You'll meet people in a supportive and friendly environment, improve a useful skill, and have lots of fun.
[1] https://www.toastmasters.org/find-a-club
They might range from super diverse and fun groups that also like to go for drinks after the meeting, to suburban professionals who race home the minute it's over. YMMV.
The "enjoy" part was pretty key for me - as I feel like it's really hard not to be my best self when I'm having fun and more focused on the activity than making a good impression. I also tend to do well at things I enjoy, and that gives a helpful little self-esteem boost.
Also, "hundreds of people"? IRL is not twerk tic, most people don't have hundreds of IRL friends, or even "had" in the days when IRL was where ALL friends were...
Step 1: Go to places you like, and talk to the other people there...
The best short, easy resource on what I mean is this book: https://party.pro/book/. The Art of Gathering is another good one if you want to go deeper.

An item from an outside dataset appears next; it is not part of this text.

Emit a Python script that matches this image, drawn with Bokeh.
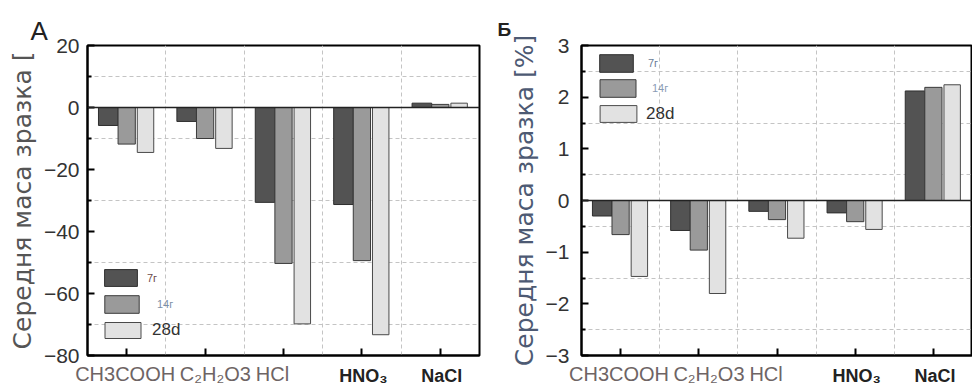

You may be concerned that you don't know many people, so can't easily organize an event where people would come. This is actually solvable (see the book above). The nice thing is that this also lets you risk and experiment with social failure ("what if people don't show?", etc), which in my experience is the cause of a lot of social anxiety.
Out of curiosity, to which town did you move to?
- Get a dog! Seriously, going to dog bars, dog parks, and even walking the dog are all great opportunities for spontaneous social interactions.
- Group fitness classes can be good, even if you just chat with the instructor before or after class. Going regularly you're bound to talk with some of the other members.
- Arts classes (i.e., pottery) can be good, as it's usually a small group setting and you can chitchat while you're working.
Not the question, but another thing to consider is your body language when you're in those spaces. Try to be cognizant of it and present yourself to being "open" to conversation (especially in a bar setting). By that I mean, looking around, make eye contact, smile at people, don't be on your phone, and don't be afraid to say hi.
[edit: formatting]
Now, the techniques... sometimes it helps to arrive early, so that as people walk in to the event behind you, you can greet them. This is much easier than walking into a room of people and trying to figure out how to insert yourself into the conversation. Come up with a line of questions other than "what do you do for work?" that you can use to engage people beyond yes or no questions. Look around the room for people who are wallflowers and use your shared shyness to break the ice. Look for the people who are the life of the party and float with them - they may help introduce you to other people just by being in the same conversation circles. All this takes time and practice just like any other skill.